A vacation home can provide you with a number of valuable tax write-offs, even if you don’t write off a primary residence -- perhaps you're renting a home, living with someone else, or you own your home outright. The IRS treats vacation homes much like primary residences and allows you to deduct many of the same deductions for your second home as you would for a first home.
In order to take advantage of tax write-offs for a vacation home, you must file a form 1040 and you must itemize your deductions. Your vacation home must meet the IRS definition of a qualified home: it must be a house, mobile home, condominium, cooperative, house trailer, house boat, or other lodging that has sleeping facilities, cooking facilities and toilet facilities. A tent, tree house or other such structure that doesn’ t meet these requirements doesn’t qualify.
If you finance the purchase of your vacation home, you can deduct the interest you pay on your mortgage loan. The loan must be secured by your home in order to be deductible. For example, if you borrow money against investments you own and use this money to purchase a vacation home, the interest on the loan isn’t deductible. You can deduct the interest you pay on the mortgage each year. If the loan was issued by a bank or other financial institution, you’ll receive a 1099 from the lender each year, showing the amount of interest you paid and may report on your taxes. If your seller carries the mortgage, you’ll need to track the interest yourself.

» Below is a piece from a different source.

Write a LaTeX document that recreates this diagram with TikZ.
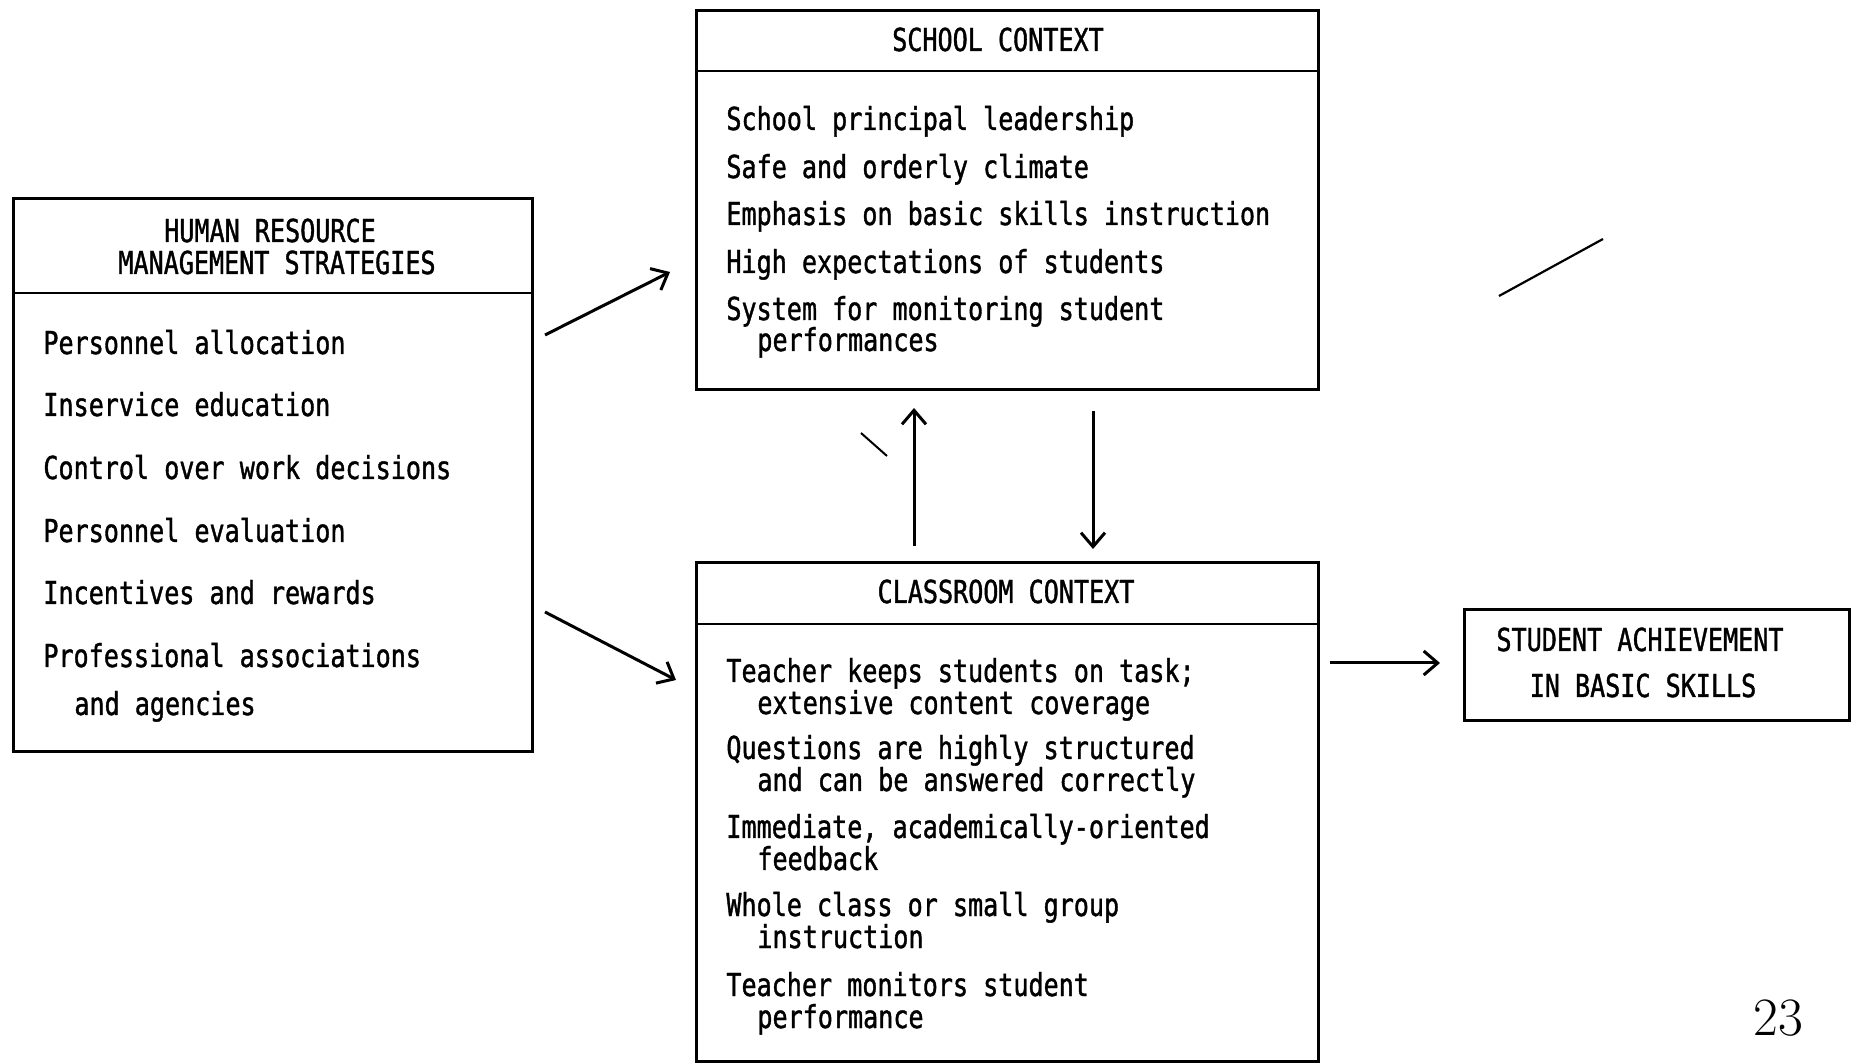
\documentclass[tikz,border=0pt]{standalone}
\usepackage{fontspec}
\newfontfamily\typer[FakeStretch=0.794,FakeBold=1.2]{DejaVu Sans Mono}
\usetikzlibrary{positioning, arrows.meta}

\begin{document}
\begin{tikzpicture}[x=0.5pt, y=-0.5pt, >={Straight Barb[length=7pt,width=12pt]},
                    box/.style={rectangle, draw, line width=1.6pt, anchor=north west, inner sep=0pt},
                    rule/.style={line width=1.2pt},
                    flow/.style={->, line width=1.5pt},
                    head/.style={anchor=base, inner sep=0pt, font=\typer\fontsize{15.8}{16}\selectfont},
                    item/.style={anchor=base west, inner sep=0pt, font=\typer\fontsize{15.8}{16}\selectfont}]

  \useasboundingbox (0,0) rectangle (1854,1063);

  % the four boxes
  \node[box, minimum width=259.5pt, minimum height=276.5pt] (hrm)       at (12,197)   {};
  \node[box, minimum width=311pt,   minimum height=189.5pt] (school)    at (695,9)    {};
  \node[box, minimum width=311pt,   minimum height=249.5pt] (classroom) at (695,561)  {};
  \node[box, minimum width=192.5pt, minimum height=55.5pt]  (student)   at (1463,608) {};

  \draw[rule] ([yshift=-48pt]hrm.north west)         -- ([yshift=-48pt]hrm.north east);
  \draw[rule] ([yshift=-31pt]school.north west)      -- ([yshift=-31pt]school.north east);
  \draw[rule] ([yshift=-31.5pt]classroom.north west) -- ([yshift=-31.5pt]classroom.north east);

  % headings
  \node[head] (hrmtitle)   at (270,242)  {HUMAN RESOURCE};
  \node[head] (hrmtitleb)  at (277,274)  {MANAGEMENT STRATEGIES};
  \node[head] (schtitle)   at (998,51)   {SCHOOL CONTEXT};
  \node[head] (clstitle)   at (1006,603) {CLASSROOM CONTEXT};
  \node[head] (achieve)    at (1640,651) {STUDENT ACHIEVEMENT};
  \node[head] (achieveb)   at (1643,697) {IN BASIC SKILLS};

  % human resource strategies
  \node[item] (h1)  at (43,354) {Personnel allocation};
  \node[item] (h2)  at (43,416) {Inservice education};
  \node[item] (h3)  at (43,479) {Control over work decisions};
  \node[item] (h4)  at (43,542) {Personnel evaluation};
  \node[item] (h5)  at (43,604) {Incentives and rewards};
  \node[item] (h6)  at (43,667) {Professional associations};
  \node[item] (h6b) at (74,715) {and agencies};

  % school context
  \node[item] (s1)  at (726,130) {School principal leadership};
  \node[item] (s2)  at (726,178) {Safe and orderly climate};
  \node[item] (s3)  at (726,225) {Emphasis on basic skills instruction};
  \node[item] (s4)  at (726,273) {High expectations of students};
  \node[item] (s5)  at (726,320) {System for monitoring student};
  \node[item] (s5b) at (757,351) {performances};

  % classroom context
  \node[item] (c1)  at (726,682)  {Teacher keeps students on task;};
  \node[item] (c1b) at (757,714)  {extensive content coverage};
  \node[item] (c2)  at (726,759)  {Questions are highly structured};
  \node[item] (c2b) at (757,791)  {and can be answered correctly};
  \node[item] (c3)  at (726,838)  {Immediate, academically-oriented};
  \node[item] (c3b) at (757,870)  {feedback};
  \node[item] (c4)  at (726,916)  {Whole class or small group};
  \node[item] (c4b) at (757,948)  {instruction};
  \node[item] (c5)  at (726,996)  {Teacher monitors student};
  \node[item] (c5b) at (757,1028) {performance};

  \node[anchor=base, inner sep=0pt, font=\fontsize{27}{27}\selectfont] (page) at (1778,1035) {23};

  % arrow ends
  \coordinate (hrmup)   at (545,335);
  \coordinate (schin)   at (670,272);
  \coordinate (hrmdown) at (545,612);
  \coordinate (clsin)   at (676,680);
  \coordinate (upfrom)  at (914,546);
  \coordinate (upto)    at (914,408);
  \coordinate (dnfrom)  at (1093,411);
  \coordinate (dnto)    at (1093,549);
  \coordinate (outfrom) at (1330,663);
  \coordinate (outto)   at (1440,663);

  \draw[flow] (hrmup)   -- (schin);
  \draw[flow] (hrmdown) -- (clsin);
  \draw[flow] (upfrom)  -- (upto);
  \draw[flow] (dnfrom)  -- (dnto);
  \draw[flow] (outfrom) -- (outto);

  % stray strokes on the page
  \draw[line width=1.1pt] (1499,296) -- (1603,239);
  \draw[line width=1pt]   (861,433)  -- (887,456);

\end{tikzpicture}
\end{document}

You can also deduct the property taxes you pay on your vacation home each year, whether you pay these taxes directly to the taxing authority or through an escrow account with your lender. You can’t deduct any fees associated with these taxes, or special assessments for items such as street paving or sewer improvements.
Insurance on your vacation home can provide another tax deduction. The IRS limits the amount of interest you can deduct if your adjusted gross income exceeds a certain amount. For example, in 2011, if you were married filing jointly and your adjusted gross income was $109,000 or more, you couldn’t take the mortgage insurance deduction.
If you rent out your vacation home part of the time, you must also stay at the house at least 14 days during the year, or more than 10 percent of the time it’s rented out, in order to claim tax deductions related to the house. For example, if you rent the house for 200 days, you must stay there more than 20 days in order to write off your mortgage interest, insurance and property taxes.